= Given data =
============

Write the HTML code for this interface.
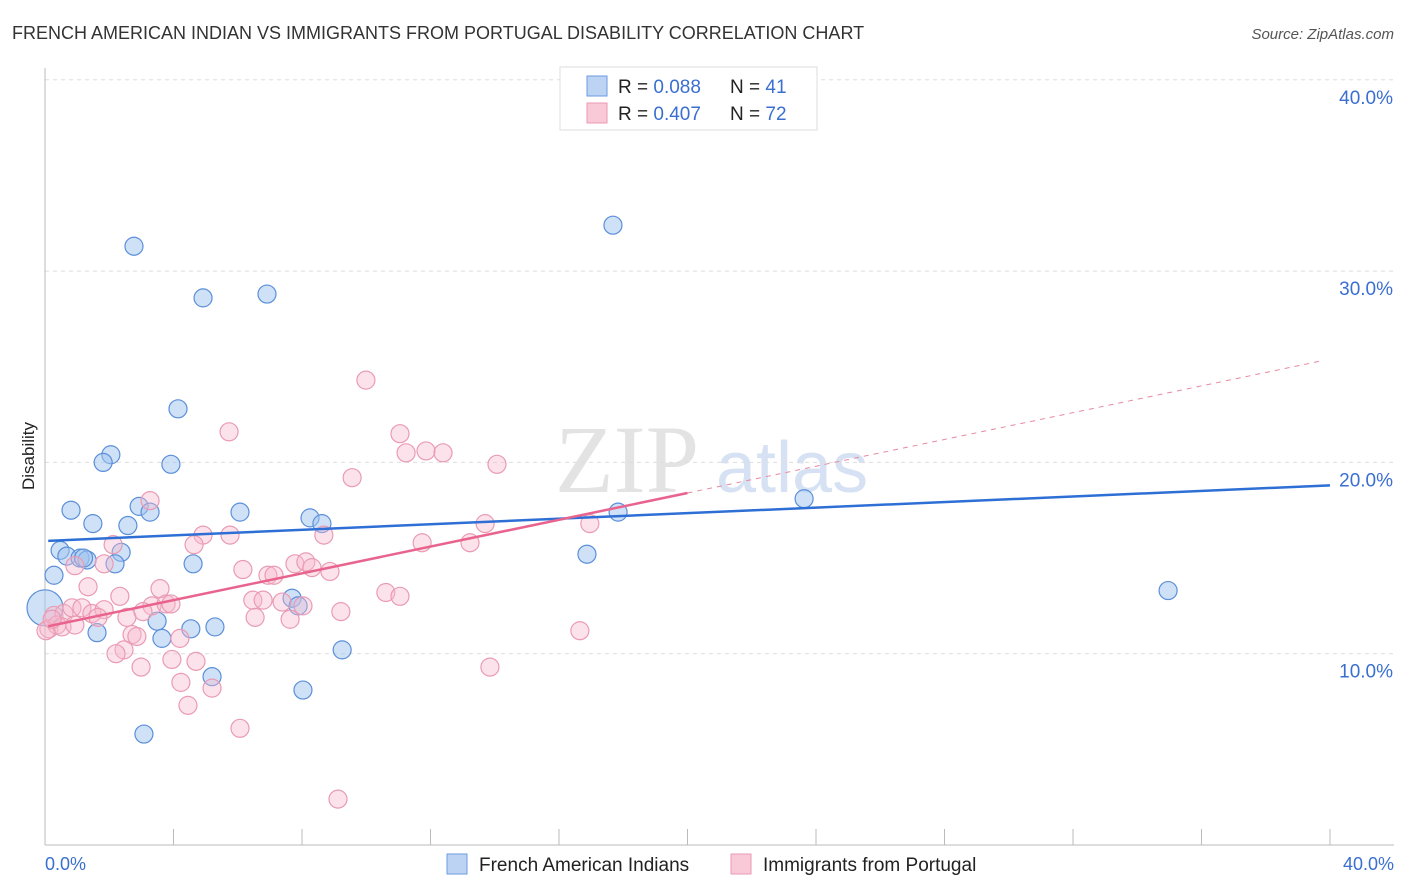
<!DOCTYPE html>
<html><head><meta charset="utf-8"><style>
body{margin:0;background:#fff;font-family:"Liberation Sans",sans-serif}
svg{display:block}
</style></head><body>
<svg id="c" width="1406" height="892" viewBox="0 0 1406 892">
<text x="12" y="39" font-size="18" fill="#333">FRENCH AMERICAN INDIAN VS IMMIGRANTS FROM PORTUGAL DISABILITY CORRELATION CHART</text>
<text x="1394" y="39" font-size="15" fill="#555" font-style="italic" text-anchor="end">Source: ZipAtlas.com</text>
<g>
<text x="555" y="492" font-family="Liberation Serif,serif" font-size="96" fill="#e3e3e3">ZIP</text>
<text x="716" y="492" font-size="72" fill="#d6e2f3">atlas</text>
</g>
<g id="grid"></g>
<line x1="45" y1="68" x2="45" y2="845" stroke="#bbb"/>
<line x1="45" y1="845" x2="1394" y2="845" stroke="#bbb"/>
<g id="xt"></g>
<g id="pts"></g>
<g id="lines"></g>
<text transform="translate(34,456) rotate(-90)" font-size="17" fill="#222" text-anchor="middle">Disability</text>
<text x="45" y="870" font-size="18" fill="#3a6fd1">0.0%</text>
<text x="1394" y="870" font-size="18" fill="#3a6fd1" text-anchor="end">40.0%</text>
<g>
<rect x="560" y="67" width="257" height="63" fill="#fff" stroke="#ddd"/>
<rect x="587" y="76" width="20" height="20" fill="#bcd3f4" stroke="#6b9be0"/>
<rect x="587" y="103" width="20" height="20" fill="#f9c9d8" stroke="#ea9ab3"/>
<text x="618" y="93" font-size="19" fill="#222">R = <tspan fill="#3a6fd1">0.088</tspan><tspan x="730">N = </tspan><tspan fill="#3a6fd1">41</tspan></text>
<text x="618" y="120" font-size="19" fill="#222">R = <tspan fill="#3a6fd1">0.407</tspan><tspan x="730">N = </tspan><tspan fill="#3a6fd1">72</tspan></text>
</g>
<g>
<rect x="447" y="854" width="20" height="20" fill="#bcd3f4" stroke="#6b9be0"/>
<text x="479" y="871" font-size="19" fill="#222">French American Indians</text>
<rect x="731" y="854" width="20" height="20" fill="#f9c9d8" stroke="#ea9ab3"/>
<text x="763" y="871" font-size="19" fill="#222">Immigrants from Portugal</text>
</g>
</svg>
<script>
const yTicks=[10,20,30,40];
const yTickLabels=["10.0%","20.0%","30.0%","40.0%"];
const xTicks=[0,4,8,12,16,20,24,28,32,36,40];
const blueX=[2.77,17.68,4.92,6.91,4.14,2.05,1.81,3.92,0.81,2.93,3.27,6.07,1.49,2.58,8.25,8.62,0.47,0.68,1.09,1.31,2.37,2.18,4.61,0.28,16.87,17.84,23.63,34.96,7.69,7.88,0.0,3.49,4.54,5.29,1.62,3.64,9.25,5.2,8.03,3.08,1.2];
const blueY=[31.3,32.4,28.6,28.8,22.8,20.4,20.0,19.9,17.5,17.7,17.4,17.4,16.8,16.7,17.1,16.8,15.4,15.1,15.0,14.9,15.3,14.7,14.7,14.1,15.2,17.4,18.1,13.3,12.9,12.5,12.4,11.7,11.3,11.4,11.1,10.8,10.2,8.8,8.1,5.8,15.0];
const blueSize=[1,1,1,1,1,1,1,1,1,1,1,1,1,1,1,1,1,1,1,1,1,1,1,1,1,1,1,1,1,1,2,1,1,1,1,1,1,1,1,1,1];
const pinkX=[9.99,5.73,11.05,11.24,11.86,12.39,14.07,9.56,3.27,8.68,13.7,16.96,4.92,5.76,2.12,4.64,11.74,13.23,0.93,1.84,6.16,6.94,7.13,7.78,8.12,8.31,8.87,1.34,3.58,10.61,11.05,2.33,6.47,6.79,7.38,8.03,3.33,3.77,3.92,0.28,0.59,0.84,1.15,1.46,1.84,1.65,2.55,3.05,6.54,9.21,0.12,0.37,0.53,2.71,2.86,4.2,2.46,2.21,3.95,4.7,2.99,13.85,16.65,4.23,5.2,4.45,6.07,9.12,0.03,0.22,7.63,0.93];
const pinkY=[24.3,21.6,21.5,20.5,20.6,20.5,19.9,19.2,18.0,16.2,16.8,16.8,16.2,16.2,15.7,15.7,15.8,15.8,14.6,14.7,14.4,14.1,14.1,14.7,14.8,14.5,14.3,13.5,13.4,13.2,13.0,13.0,12.8,12.8,12.7,12.5,12.5,12.6,12.6,12.0,12.1,12.4,12.4,12.1,12.3,11.9,11.9,12.2,11.9,12.2,11.3,11.5,11.4,11.0,10.9,10.8,10.2,10.0,9.7,9.6,9.3,9.3,11.2,8.5,8.2,7.3,6.1,2.4,11.2,11.8,11.8,11.5];
const blueTrend=[15.9,18.8];   // value at x=0, x=40
const pinkTrend=[11.4,25.4];
const pinkSolidEnd=[20.0];
const X=v=>45+v*32.125, Y=v=>845-v*19.13;
const NS="http://www.w3.org/2000/svg";
function mk(tag,attrs,parent){const e=document.createElementNS(NS,tag);for(const k in attrs)e.setAttribute(k,attrs[k]);parent.appendChild(e);return e;}
const grid=document.getElementById('grid');
yTicks.forEach((t,i)=>{
 const l=mk('line',{x1:45,x2:1394,y1:Y(t),y2:Y(t),stroke:'#ddd','stroke-dasharray':'4,4'},grid);
 
 
 const tx=mk('text',{x:1393,y:Y(t)+24,'font-size':19,fill:'#3a6fd1','text-anchor':'end'},grid);
 tx.textContent=yTickLabels[i];
 
 
});
const xt=document.getElementById('xt');
xTicks.forEach(t=>{
 const l=mk('line',{x1:X(t),x2:X(t),y1:829,y2:845,stroke:'#bbb'},xt);
 
 
});
const pts=document.getElementById('pts');
blueX.forEach((v,i)=>{
 const c=mk('circle',{cx:X(v),cy:Y(blueY[i]),r:blueSize[i]==2?18:9,fill:'rgba(160,196,240,0.5)',stroke:'#5b8fd9','stroke-width':1.2},pts);
 
 
});
pinkX.forEach((v,i)=>{
 const c=mk('circle',{cx:X(v),cy:Y(pinkY[i]),r:9,fill:'rgba(248,185,205,0.4)',stroke:'#e99bb4','stroke-width':1.2},pts);
 
 
});
const lines=document.getElementById('lines');
const bl=mk('line',{x1:X(0.1),y1:Y(blueTrend[0]),x2:X(40),y2:Y(blueTrend[1]),stroke:'#2e6fd6','stroke-width':2.5},lines);


const pAt=x=>pinkTrend[0]+(pinkTrend[1]-pinkTrend[0])*x/40;
const ps=mk('line',{x1:X(0.1),y1:Y(pAt(0.1)),x2:X(pinkSolidEnd[0]),y2:Y(pAt(pinkSolidEnd[0])),stroke:'#e8648f','stroke-width':2.5},lines);


const pd=mk('line',{x1:X(pinkSolidEnd[0]),y1:Y(pAt(pinkSolidEnd[0])),x2:X(39.8),y2:Y(pAt(39.8)),stroke:'#e8889f','stroke-width':1,'stroke-dasharray':'5,5'},lines);


</script>
</body></html>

============

= Problem details =
Quote every line word for word and keep the images out of the copy.

= The answer =
Write the HTML code for this interface.
<!DOCTYPE html>
<html><head><meta charset="utf-8"><style>
body{margin:0;background:#fff;font-family:"Liberation Sans",sans-serif}
svg{display:block}
</style></head><body>
<svg id="c" width="1406" height="892" viewBox="0 0 1406 892">
<text x="12" y="39" font-size="18" fill="#333">FRENCH AMERICAN INDIAN VS IMMIGRANTS FROM PORTUGAL DISABILITY CORRELATION CHART</text>
<text x="1394" y="39" font-size="15" fill="#555" font-style="italic" text-anchor="end">Source: ZipAtlas.com</text>
<g>
<text x="555" y="492" font-family="Liberation Serif,serif" font-size="96" fill="#e3e3e3">ZIP</text>
<text x="716" y="492" font-size="72" fill="#d6e2f3">atlas</text>
</g>
<g id="grid"></g>
<line x1="45" y1="68" x2="45" y2="845" stroke="#bbb"/>
<line x1="45" y1="845" x2="1394" y2="845" stroke="#bbb"/>
<g id="xt"></g>
<g id="pts"></g>
<g id="lines"></g>
<text transform="translate(34,456) rotate(-90)" font-size="17" fill="#222" text-anchor="middle">Disability</text>
<text x="45" y="870" font-size="18" fill="#3a6fd1">0.0%</text>
<text x="1394" y="870" font-size="18" fill="#3a6fd1" text-anchor="end">40.0%</text>
<g>
<rect x="560" y="67" width="257" height="63" fill="#fff" stroke="#ddd"/>
<rect x="587" y="76" width="20" height="20" fill="#bcd3f4" stroke="#6b9be0"/>
<rect x="587" y="103" width="20" height="20" fill="#f9c9d8" stroke="#ea9ab3"/>
<text x="618" y="93" font-size="19" fill="#222">R = <tspan fill="#3a6fd1">0.088</tspan><tspan x="730">N = </tspan><tspan fill="#3a6fd1">41</tspan></text>
<text x="618" y="120" font-size="19" fill="#222">R = <tspan fill="#3a6fd1">0.407</tspan><tspan x="730">N = </tspan><tspan fill="#3a6fd1">72</tspan></text>
</g>
<g>
<rect x="447" y="854" width="20" height="20" fill="#bcd3f4" stroke="#6b9be0"/>
<text x="479" y="871" font-size="19" fill="#222">French American Indians</text>
<rect x="731" y="854" width="20" height="20" fill="#f9c9d8" stroke="#ea9ab3"/>
<text x="763" y="871" font-size="19" fill="#222">Immigrants from Portugal</text>
</g>
</svg>
<script>
const yTicks=[10,20,30,40];
const yTickLabels=["10.0%","20.0%","30.0%","40.0%"];
const xTicks=[0,4,8,12,16,20,24,28,32,36,40];
const blueX=[2.77,17.68,4.92,6.91,4.14,2.05,1.81,3.92,0.81,2.93,3.27,6.07,1.49,2.58,8.25,8.62,0.47,0.68,1.09,1.31,2.37,2.18,4.61,0.28,16.87,17.84,23.63,34.96,7.69,7.88,0.0,3.49,4.54,5.29,1.62,3.64,9.25,5.2,8.03,3.08,1.2];
const blueY=[31.3,32.4,28.6,28.8,22.8,20.4,20.0,19.9,17.5,17.7,17.4,17.4,16.8,16.7,17.1,16.8,15.4,15.1,15.0,14.9,15.3,14.7,14.7,14.1,15.2,17.4,18.1,13.3,12.9,12.5,12.4,11.7,11.3,11.4,11.1,10.8,10.2,8.8,8.1,5.8,15.0];
const blueSize=[1,1,1,1,1,1,1,1,1,1,1,1,1,1,1,1,1,1,1,1,1,1,1,1,1,1,1,1,1,1,2,1,1,1,1,1,1,1,1,1,1];
const pinkX=[9.99,5.73,11.05,11.24,11.86,12.39,14.07,9.56,3.27,8.68,13.7,16.96,4.92,5.76,2.12,4.64,11.74,13.23,0.93,1.84,6.16,6.94,7.13,7.78,8.12,8.31,8.87,1.34,3.58,10.61,11.05,2.33,6.47,6.79,7.38,8.03,3.33,3.77,3.92,0.28,0.59,0.84,1.15,1.46,1.84,1.65,2.55,3.05,6.54,9.21,0.12,0.37,0.53,2.71,2.86,4.2,2.46,2.21,3.95,4.7,2.99,13.85,16.65,4.23,5.2,4.45,6.07,9.12,0.03,0.22,7.63,0.93];
const pinkY=[24.3,21.6,21.5,20.5,20.6,20.5,19.9,19.2,18.0,16.2,16.8,16.8,16.2,16.2,15.7,15.7,15.8,15.8,14.6,14.7,14.4,14.1,14.1,14.7,14.8,14.5,14.3,13.5,13.4,13.2,13.0,13.0,12.8,12.8,12.7,12.5,12.5,12.6,12.6,12.0,12.1,12.4,12.4,12.1,12.3,11.9,11.9,12.2,11.9,12.2,11.3,11.5,11.4,11.0,10.9,10.8,10.2,10.0,9.7,9.6,9.3,9.3,11.2,8.5,8.2,7.3,6.1,2.4,11.2,11.8,11.8,11.5];
const blueTrend=[15.9,18.8];   // value at x=0, x=40
const pinkTrend=[11.4,25.4];
const pinkSolidEnd=[20.0];
const X=v=>45+v*32.125, Y=v=>845-v*19.13;
const NS="http://www.w3.org/2000/svg";
function mk(tag,attrs,parent){const e=document.createElementNS(NS,tag);for(const k in attrs)e.setAttribute(k,attrs[k]);parent.appendChild(e);return e;}
const grid=document.getElementById('grid');
yTicks.forEach((t,i)=>{
 const l=mk('line',{x1:45,x2:1394,y1:Y(t),y2:Y(t),stroke:'#ddd','stroke-dasharray':'4,4'},grid);
 
 
 const tx=mk('text',{x:1393,y:Y(t)+24,'font-size':19,fill:'#3a6fd1','text-anchor':'end'},grid);
 tx.textContent=yTickLabels[i];
 
 
});
const xt=document.getElementById('xt');
xTicks.forEach(t=>{
 const l=mk('line',{x1:X(t),x2:X(t),y1:829,y2:845,stroke:'#bbb'},xt);
 
 
});
const pts=document.getElementById('pts');
blueX.forEach((v,i)=>{
 const c=mk('circle',{cx:X(v),cy:Y(blueY[i]),r:blueSize[i]==2?18:9,fill:'rgba(160,196,240,0.5)',stroke:'#5b8fd9','stroke-width':1.2},pts);
 
 
});
pinkX.forEach((v,i)=>{
 const c=mk('circle',{cx:X(v),cy:Y(pinkY[i]),r:9,fill:'rgba(248,185,205,0.4)',stroke:'#e99bb4','stroke-width':1.2},pts);
 
 
});
const lines=document.getElementById('lines');
const bl=mk('line',{x1:X(0.1),y1:Y(blueTrend[0]),x2:X(40),y2:Y(blueTrend[1]),stroke:'#2e6fd6','stroke-width':2.5},lines);


const pAt=x=>pinkTrend[0]+(pinkTrend[1]-pinkTrend[0])*x/40;
const ps=mk('line',{x1:X(0.1),y1:Y(pAt(0.1)),x2:X(pinkSolidEnd[0]),y2:Y(pAt(pinkSolidEnd[0])),stroke:'#e8648f','stroke-width':2.5},lines);


const pd=mk('line',{x1:X(pinkSolidEnd[0]),y1:Y(pAt(pinkSolidEnd[0])),x2:X(39.8),y2:Y(pAt(39.8)),stroke:'#e8889f','stroke-width':1,'stroke-dasharray':'5,5'},lines);


</script>
</body></html>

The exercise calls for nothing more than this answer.